AI Could Cause a Shakeup in $58 Billion Productivity Tools Market, Predicts Gartner
As AI adoption becomes more widespread, new research released by Gartner demonstrates the ways the technology will transform hiring, workflow, and data and analytics in the next few years.
“In 2026, the boundaries between human, machine and organizational intelligence will continue to blur,” Gartner distinguished VP analyst Rita Sallam said in a statement. “Businesses rely on data in unprecedented ways, with AI systems not just supporting us, but collaborating as partners. These predictions offer leaders a roadmap to prepare for the opportunities and challenges that lie ahead.”
Gartner predicts that by 2027, generative AI will cause the first true shakeup in the $58 billion productivity tools market in 30 years.
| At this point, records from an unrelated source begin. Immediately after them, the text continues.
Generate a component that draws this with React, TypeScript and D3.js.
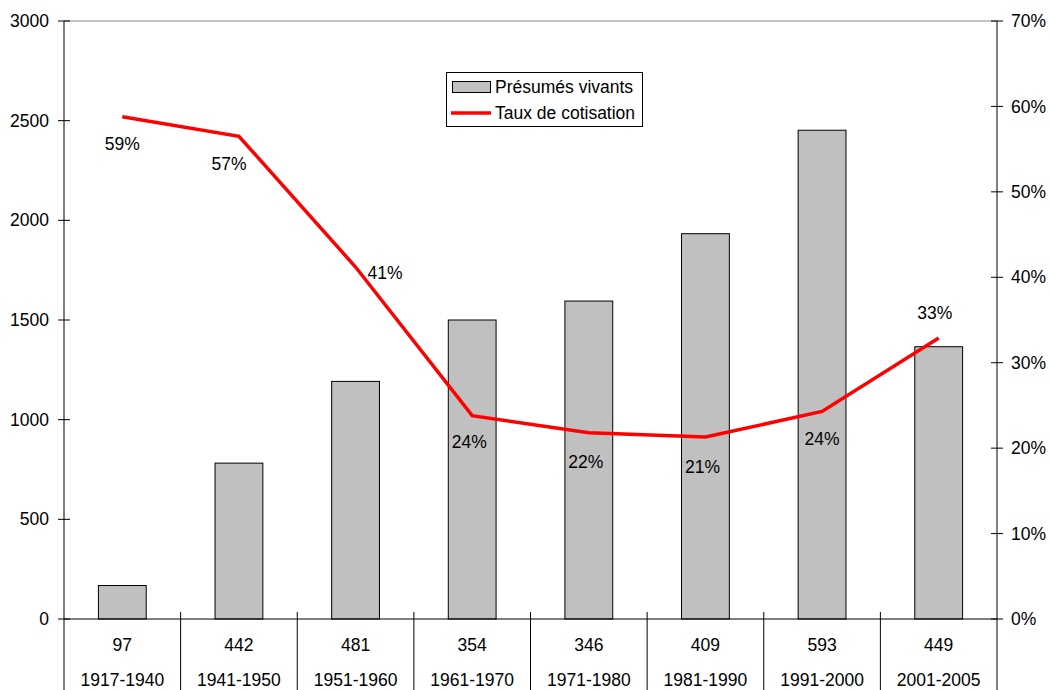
import React from "react";
import * as d3 from "d3";

const categories = ["1917-1940", "1941-1950", "1951-1960", "1961-1970", "1971-1980", "1981-1990", "1991-2000", "2001-2005"];
const tableValues = ["97", "442", "481", "354", "346", "409", "593", "449"];
const presumesVivants = [168, 782, 1192, 1500, 1595, 1933, 2452, 1366];
const tauxCotisation = [0.588, 0.565, 0.412, 0.238, 0.218, 0.213, 0.243, 0.329];
const tauxLabels = ["59%", "57%", "41%", "24%", "22%", "21%", "24%", "33%"];
const leftTicks = [0, 500, 1000, 1500, 2000, 2500, 3000];
const rightTicks = [0, 0.1, 0.2, 0.3, 0.4, 0.5, 0.6, 0.7];

// label layout: [dx, dy, anchor]
const labelLayout: [number, number, string][] = [
  [0, 27, "middle"],
  [-10, 28, "middle"],
  [12, 6, "start"],
  [-3, 26, "middle"],
  [-3, 29, "middle"],
  [-3, 30, "middle"],
  [0, 27, "middle"],
  [-4, -25, "middle"],
];

const W = 1050, H = 690;
const left = 64, right = 997, top = 21, bottom = 619;
const font = "'Liberation Sans', Arial, sans-serif";
const fs = 17.5;

export default function App() {
  const x = d3.scaleBand().domain(categories).range([left, right]).paddingInner(0.59).paddingOuter(0.295);
  const band = d3.scaleBand().domain(categories).range([left, right]);
  const yL = d3.scaleLinear().domain([0, 3000]).range([bottom, top]);
  const yR = d3.scaleLinear().domain([0, 0.7]).range([bottom, top]);
  const cx = (i: number) => band(categories[i])! + band.bandwidth() / 2;
  const line = d3.line<number>()
    .x((_, i) => cx(i))
    .y((d) => yR(d));

  return (
    <div style={{ position: "absolute", left: 0, top: 0 }}>
      <svg width={W} height={H} style={{ display: "block", fontFamily: font }}>
        <rect width={W} height={H} fill="#fff" />
        <line x1={left} x2={right} y1={top} y2={top} stroke="#888" strokeWidth={1} />
        {presumesVivants.map((v, i) => (
          <rect key={i} x={x(categories[i])} y={yL(v)} width={x.bandwidth()} height={bottom - yL(v)}
            fill="#c0c0c0" stroke="#000" strokeWidth={1} />
        ))}
        <line x1={left} x2={left} y1={top} y2={H} stroke="#000" />
        <line x1={right} x2={right} y1={top} y2={H} stroke="#000" />
        <line x1={left} x2={right} y1={bottom} y2={bottom} stroke="#000" />
        {leftTicks.map((t) => (
          <g key={t}>
            <line x1={left - 6} x2={left + 6} y1={yL(t)} y2={yL(t)} stroke="#000" />
            <text x={left - 15} y={yL(t)} dy="0.35em" textAnchor="end" fontSize={fs}>{t}</text>
          </g>
        ))}
        {rightTicks.map((t) => (
          <g key={t}>
            <line x1={right - 6} x2={right + 6} y1={yR(t)} y2={yR(t)} stroke="#000" />
            <text x={right + 14} y={yR(t)} dy="0.35em" textAnchor="start" fontSize={fs}>{d3.format(".0%")(t)}</text>
          </g>
        ))}
        {categories.slice(1).map((c) => (
          <line key={c} x1={band(c)} x2={band(c)} y1={bottom - 7} y2={H} stroke="#000" />
        ))}
        {categories.map((c, i) => (
          <g key={c}>
            <text x={cx(i)} y={645} dy="0.35em" textAnchor="middle" fontSize={fs}>{tableValues[i]}</text>
            <text x={cx(i)} y={680} dy="0.35em" textAnchor="middle" fontSize={fs}>{c}</text>
          </g>
        ))}
        <path d={line(tauxCotisation) || ""} fill="none" stroke="#ff0000" strokeWidth={3.5} strokeLinejoin="miter" />
        {tauxCotisation.map((v, i) => {
          const [dx, dy, anchor] = labelLayout[i];
          return (
            <text key={i} x={cx(i) + dx} y={yR(v) + dy} dy="0.35em"
              textAnchor={anchor as any} fontSize={fs}>{tauxLabels[i]}</text>
          );
        })}
        <g>
          <rect x={446.5} y={72.5} width={196} height={54} fill="#fff" stroke="#000" />
          <rect x={452.5} y={81.5} width={38} height={11} fill="#c0c0c0" stroke="#000" />
          <text x={495} y={87} dy="0.35em" fontSize={fs}>Présumés vivants</text>
          <line x1={451} x2={491} y1={113} y2={113} stroke="#ff0000" strokeWidth={3.5} />
          <text x={495} y={113} dy="0.35em" fontSize={fs}>Taux de cotisation</text>
        </g>
      </svg>
    </div>
  );
}
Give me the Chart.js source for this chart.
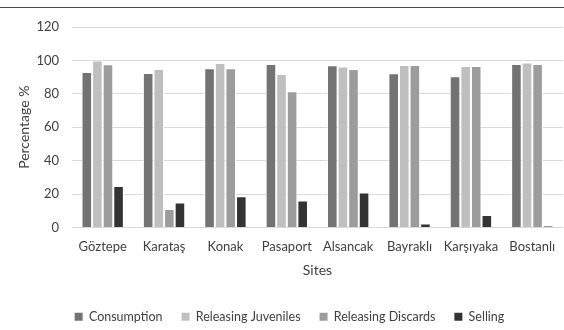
<!DOCTYPE html>
<html>
<head>
<meta charset="utf-8">
<script src="https://cdn.jsdelivr.net/npm/chart.js@4.4.1/dist/chart.umd.min.js"></script>
<style>
  html, body { margin: 0; padding: 0; background: #ffffff; }
  #wrap { position: relative; width: 564px; height: 330px; }
  #rule { position: absolute; left: 0; top: 7px; width: 564px; height: 1px; background: #4a4a4a; }
  canvas { position: absolute; left: 0; top: 0; }
</style>
</head>
<body>
<div id="wrap">
  <canvas id="chart" width="564" height="330"></canvas>
  <div id="rule"></div>
</div>
<script>
// Sites surveyed along the bay
const sites = ['Göztepe', 'Karataş', 'Konak', 'Pasaport', 'Alsancak', 'Bayraklı', 'Karşıyaka', 'Bostanlı'];

// Share of respondents (%) per practice
const consumption        = [93.1, 92.5, 95.3, 97.9, 97.1, 92.3, 90.5, 97.9];
const releasingJuveniles = [100.0, 94.9, 98.5, 91.9, 96.3, 97.3, 96.7, 98.7];
const releasingDiscards  = [97.7, 11.1, 95.3, 81.6, 94.9, 97.3, 96.7, 97.9];
const selling            = [24.8, 14.9, 18.7, 16.1, 20.9, 2.4, 7.5, 1.0];

const yTicks = [0, 20, 40, 60, 80, 100, 120];

const FONT = 'Lato, "Open Sans", sans-serif';
const TEXT = '#404040';

function series(label, data, color) {
  return {
    label, data,
    backgroundColor: color,
    borderColor: '#ffffff',
    borderWidth: 1,
    categoryPercentage: 0.69,
    barPercentage: 1.0
  };
}

new Chart(document.getElementById('chart'), {
  type: 'bar',
  data: {
    labels: sites,
    datasets: [
      series('Consumption', consumption, '#737373'),
      series('Releasing Juveniles', releasingJuveniles, '#bfbfbf'),
      series('Releasing Discards', releasingDiscards, '#9c9c9c'),
      series('Selling', selling, '#333333')
    ]
  },
  options: {
    responsive: false,
    animation: false,
    layout: { padding: { top: 27, right: 1, bottom: -3, left: 16 } },
    plugins: {
      tooltip: { enabled: false },
      legend: {
        position: 'bottom',
        labels: {
          font: { family: FONT, size: 12.5 },
          color: TEXT,
          boxWidth: 8,
          boxHeight: 8,
          padding: 19,
          generateLabels(chart) {
            return chart.data.datasets.map((ds, i) => ({
              text: ds.label,
              fillStyle: ds.backgroundColor,
              strokeStyle: ds.backgroundColor,
              lineWidth: 0,
              hidden: false,
              datasetIndex: i,
              fontColor: TEXT
            }));
          }
        }
      }
    },
    scales: {
      x: {
        afterFit(axis) { axis.height = 64; },
        grid: { display: false },
        border: { display: false },
        ticks: { font: { family: FONT, size: 13 }, color: TEXT, padding: 4, maxRotation: 0 },
        title: { display: true, text: 'Sites', font: { family: FONT, size: 14 }, color: TEXT, padding: { top: 4, bottom: 13 } }
      },
      y: {
        min: 0, max: 120,
        afterBuildTicks(axis) { axis.ticks = yTicks.map(v => ({ value: v })); },
        afterFit(axis) { axis.width = 56; },
        grid: { color: '#d9d9d9', lineWidth: 1, drawTicks: false },
        border: { display: false },
        ticks: { font: { family: FONT, size: 13 }, color: TEXT, padding: 13 },
        title: { display: true, text: 'Percentage %', font: { family: FONT, size: 14 }, color: TEXT, padding: { top: 0, bottom: 4 } }
      }
    }
  }
});
</script>
</body>
</html>
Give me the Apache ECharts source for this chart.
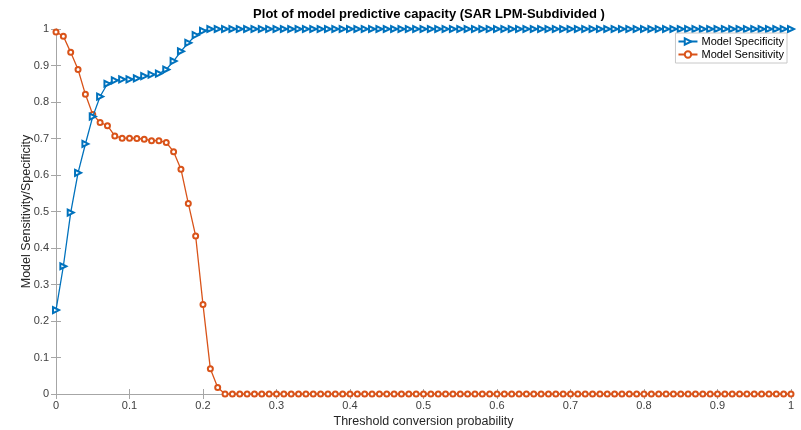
<!DOCTYPE html>
<html><head><meta charset="utf-8">
<script src="https://cdn.jsdelivr.net/npm/echarts@6/dist/echarts.min.js"></script>
<style>html,body{margin:0;padding:0;background:#fff}#c{width:801px;height:430px}</style>
</head><body><div id="c"></div>
<script>
const thresholds = [0,0.01,0.02,0.03,0.04,0.05,0.06,0.07,0.08,0.09,
0.1,0.11,0.12,0.13,0.14,0.15,0.16,0.17,0.18,0.19,
0.2,0.21,0.22,0.23,0.24,0.25,0.26,0.27,0.28,0.29,
0.3,0.31,0.32,0.33,0.34,0.35,0.36,0.37,0.38,0.39,
0.4,0.41,0.42,0.43,0.44,0.45,0.46,0.47,0.48,0.49,
0.5,0.51,0.52,0.53,0.54,0.55,0.56,0.57,0.58,0.59,
0.6,0.61,0.62,0.63,0.64,0.65,0.66,0.67,0.68,0.69,
0.7,0.71,0.72,0.73,0.74,0.75,0.76,0.77,0.78,0.79,
0.8,0.81,0.82,0.83,0.84,0.85,0.86,0.87,0.88,0.89,
0.9,0.91,0.92,0.93,0.94,0.95,0.96,0.97,0.98,0.99,1];
const specificity = [0.23,0.35,0.497,0.606,0.685,0.76,0.815,0.85,0.859,0.862,
0.862,0.865,0.871,0.875,0.878,0.889,0.912,0.939,0.962,0.983,
0.995,1,1,1,1,1,1,1,1,1,
1,1,1,1,1,1,1,1,1,1,
1,1,1,1,1,1,1,1,1,1,
1,1,1,1,1,1,1,1,1,1,
1,1,1,1,1,1,1,1,1,1,
1,1,1,1,1,1,1,1,1,1,
1,1,1,1,1,1,1,1,1,1,
1,1,1,1,1,1,1,1,1,1,1];
const sensitivity = [0.992,0.98,0.936,0.889,0.821,0.766,0.744,0.735,0.707,0.701,
0.701,0.7,0.698,0.694,0.694,0.689,0.664,0.616,0.522,0.433,
0.245,0.069,0.018,0,0,0,0,0,0,0,
0,0,0,0,0,0,0,0,0,0,
0,0,0,0,0,0,0,0,0,0,
0,0,0,0,0,0,0,0,0,0,
0,0,0,0,0,0,0,0,0,0,
0,0,0,0,0,0,0,0,0,0,
0,0,0,0,0,0,0,0,0,0,
0,0,0,0,0,0,0,0,0,0,0];
const xTicks = ['0','0.1','0.2','0.3','0.4','0.5','0.6','0.7','0.8','0.9','1'];
const yTicks = ['0','0.1','0.2','0.3','0.4','0.5','0.6','0.7','0.8','0.9','1'];

const font = 'Liberation Sans, Arial, sans-serif';
const axisCol = '#a6a6a6';
const txtCol = '#404040';
const fmtX = v => { const i = Math.round(v*10); return xTicks[i] !== undefined ? xTicks[i] : ''; };
const fmtY = v => { const i = Math.round(v*10); return yTicks[i] !== undefined ? yTicks[i] : ''; };

const chart = echarts.init(document.getElementById('c'), null, {renderer:'canvas'});
chart.setOption({
  animation:false,
  backgroundColor:'#fff',
  title:{text:'Plot of model predictive capacity (SAR LPM-Subdivided )', left:424, textAlign:'center', top:3,
    textStyle:{fontFamily:font, fontSize:13, fontWeight:'bold', color:'#000'}},
  grid:{left:56, right:10, top:29, bottom:36, containLabel:false, outerBoundsMode:'none'},
  legend:{right:14, top:33, orient:'vertical', backgroundColor:'#fff', borderColor:'#c8c8c8', borderWidth:1,
    padding:[3,3,3,2], itemGap:2, itemWidth:19, itemHeight:8,
    textStyle:{fontFamily:font, fontSize:11, color:'#000', lineHeight:11, padding:[0,0,0,-1]},
    data:['Model Specificity','Model Sensitivity']},
  xAxis:[{type:'value', min:0, max:1, interval:0.1, position:'bottom',
    name:'Threshold conversion probability', nameLocation:'middle', nameGap:21, nameMoveOverlap:false,
    nameTextStyle:{fontFamily:font, fontSize:12.5, color:'#262626'},
    axisLine:{lineStyle:{color:axisCol}}, axisTick:{inside:true, length:5, lineStyle:{color:axisCol}},
    axisLabel:{formatter:fmtX, fontFamily:font, fontSize:11, color:txtCol, margin:6},
    splitLine:{show:false}},
   {type:'value', min:0, max:1, interval:0.1, position:'top',
    axisLine:{lineStyle:{color:axisCol}}, axisTick:{inside:true, length:5, lineStyle:{color:axisCol}},
    axisLabel:{show:false}, splitLine:{show:false}}],
  yAxis:[{type:'value', min:0, max:1, interval:0.1, position:'left',
    name:'Model Sensitivity/Specificity', nameLocation:'middle', nameGap:23, nameMoveOverlap:false,
    nameTextStyle:{fontFamily:font, fontSize:12.5, color:'#262626'},
    axisLine:{show:true, lineStyle:{color:axisCol}}, axisTick:{show:true, inside:true, length:5, lineStyle:{color:axisCol}},
    axisLabel:{formatter:fmtY, fontFamily:font, fontSize:11, color:txtCol, margin:7},
    splitLine:{show:false}},
   {type:'value', min:0, max:1, interval:0.1, position:'right',
    axisLine:{show:true, lineStyle:{color:axisCol}}, axisTick:{show:true, inside:true, length:5, lineStyle:{color:axisCol}},
    axisLabel:{show:false}, splitLine:{show:false}}],
  series:[
    {name:'Model Specificity', type:'line', data:thresholds.map((t,i)=>[t,specificity[i]]),
     symbol:'emptyTriangle', symbolRotate:-90, symbolSize:6, showAllSymbol:true,
     itemStyle:{color:'#0072BD', borderWidth:1.2}, lineStyle:{color:'#0072BD', width:1.3}, z:3},
    {name:'Model Sensitivity', type:'line', data:thresholds.map((t,i)=>[t,sensitivity[i]]),
     symbol:'emptyCircle', symbolSize:5, showAllSymbol:true,
     itemStyle:{color:'#D95319', borderWidth:1.2}, lineStyle:{color:'#D95319', width:1.3}, z:2}
  ]
});
</script></body></html>
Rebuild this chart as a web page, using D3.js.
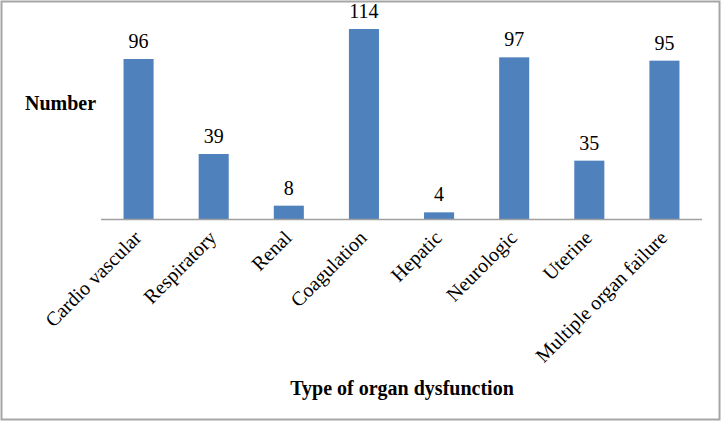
<!DOCTYPE html>
<html>
<head>
<meta charset="utf-8">
<script src="https://cdn.jsdelivr.net/npm/d3@7"></script>
<style>
  body { margin: 0; background: #fff; }
  svg text { font-family: "Liberation Serif", "Times New Roman", serif; fill: #000; }
</style>
</head>
<body>
<script>
// 器官功能障碍类型及其数量
var categories = ["Cardio vascular", "Respiratory", "Renal", "Coagulation", "Hepatic", "Neurologic", "Uterine", "Multiple organ failure"];
var counts = [96, 39, 8, 114, 4, 97, 35, 95];

var data = categories.map(function (c, i) { return { key: c, value: counts[i] }; });

var svg = d3.select("body").append("svg").attr("width", 723).attr("height", 422);

// 外框
svg.append("rect")
    .attr("x", 1.5).attr("y", 1.5)
    .attr("width", 718).attr("height", 418)
    .attr("fill", "none").attr("stroke", "#a6a6a6").attr("stroke-width", 2);

var margin = { top: 19, left: 101, right: 21, baseline: 219 };

var x = d3.scaleBand()
    .domain(categories)
    .range([margin.left, 723 - margin.right])
    .paddingInner(0.6).paddingOuter(0.3);

var y = d3.scaleLinear()
    .domain([0, 120])
    .range([margin.baseline, margin.top]);

svg.selectAll(".bar")
    .data(data)
    .enter().append("rect")
    .attr("class", "bar")
    .attr("x", function (d) { return x(d.key); })
    .attr("y", function (d) { return y(d.value); })
    .attr("width", x.bandwidth())
    .attr("height", function (d) { return y(0) - y(d.value); })
    .attr("fill", "#4f81bd");

// 底部轴线
svg.append("line")
    .attr("x1", margin.left).attr("x2", 723 - margin.right)
    .attr("y1", y(0) + 0.5).attr("y2", y(0) + 0.5)
    .attr("stroke", "#a0a0a0").attr("stroke-width", 1.5);

// 每个柱子顶部的数值
svg.selectAll(".val")
    .data(data)
    .enter().append("text")
    .attr("class", "val")
    .attr("x", function (d) { return x(d.key) + x.bandwidth() / 2; })
    .attr("y", function (d) { return y(d.value) - 11; })
    .attr("text-anchor", "middle")
    .attr("font-size", 20)
    .text(function (d) { return d.value; });

// 倾斜的类别标签
svg.selectAll(".cat")
    .data(data)
    .enter().append("text")
    .attr("class", "cat")
    .attr("text-anchor", "end")
    .attr("font-size", 20)
    .attr("transform", function (d) {
        return "translate(" + (x(d.key) + x.bandwidth() / 2 + 4) + "," + (y(0) + 20) + ") rotate(-45)";
    })
    .text(function (d) { return d.key; });

svg.append("text")
    .attr("x", 25).attr("y", 110)
    .attr("font-size", 20).attr("font-weight", "bold")
    .text("Number");

svg.append("text")
    .attr("x", 402).attr("y", 395)
    .attr("text-anchor", "middle")
    .attr("font-size", 20).attr("font-weight", "bold")
    .text("Type of organ dysfunction");
</script>
</body>
</html>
D&A leaders will seek tools with interfaces, plug-ins and formats suited to working with agentic AI. But the technology will still only be as good as the organization using it.
“Expecting AI or Gen AI to compensate for delayed upgrades, siloed teams and years of technical debt is wishful thinking,” Gartner director analyst Georgia O’Callaghan said in a statement. “D&A leaders must make sure their data is AI-ready, prevent exposing the wrong data to the wrong people, and avoid inaccuracies, misunderstandings and hallucinations with a well-designed context layer.
A Gartner survey of 353 D&A and AI leaders conducted from November to December 2025 found that one in five worried about the costs of investing in AI.
“D&A leaders must achieve clarity and focus on ROI to better achieve the growing AI goals and ambitions of their organizations,” Gartner VP analyst Adam Ronthal said in a statement. “D&A leaders must realize they are responsible for delivering real value in the midst of all this AI hype and fears of an AI bubble that might burst.”
With the technology quickly changing, teams need to budget for training employees to keep up with new tools.
“By focusing on skills, mindset and behavioral change, they can unlock both individual and collective potential,” Ronthal said. “This will increase employee engagement and productivity, making their organization more adaptive to change.”
Gartner analysts predict that testing for workplace AI proficiency will be part of 75% of hiring processes by 2027.
“D&A leaders should encourage rigorous, data-driven measurement of skills to surface deficits that stand between their AI ambition and IT workforce readiness,” Sallam said.
AI-native startups have the potential to achieve enormous capital efficiency by embedding AI into their workflows and developing proprietary AI and intuitive user interfaces that can produce measurable business improvements.
“D&A leaders can learn from these AI-first start-ups that grow and get to profitability quickly by focusing on fewer employees with significant ownership, instead choosing technology-agnostic, full-stack engineers and generalists who can quickly adapt to new AI tools,” Sallam said. “This approach allows companies (and teams) to scale efficiently with fewer resources.”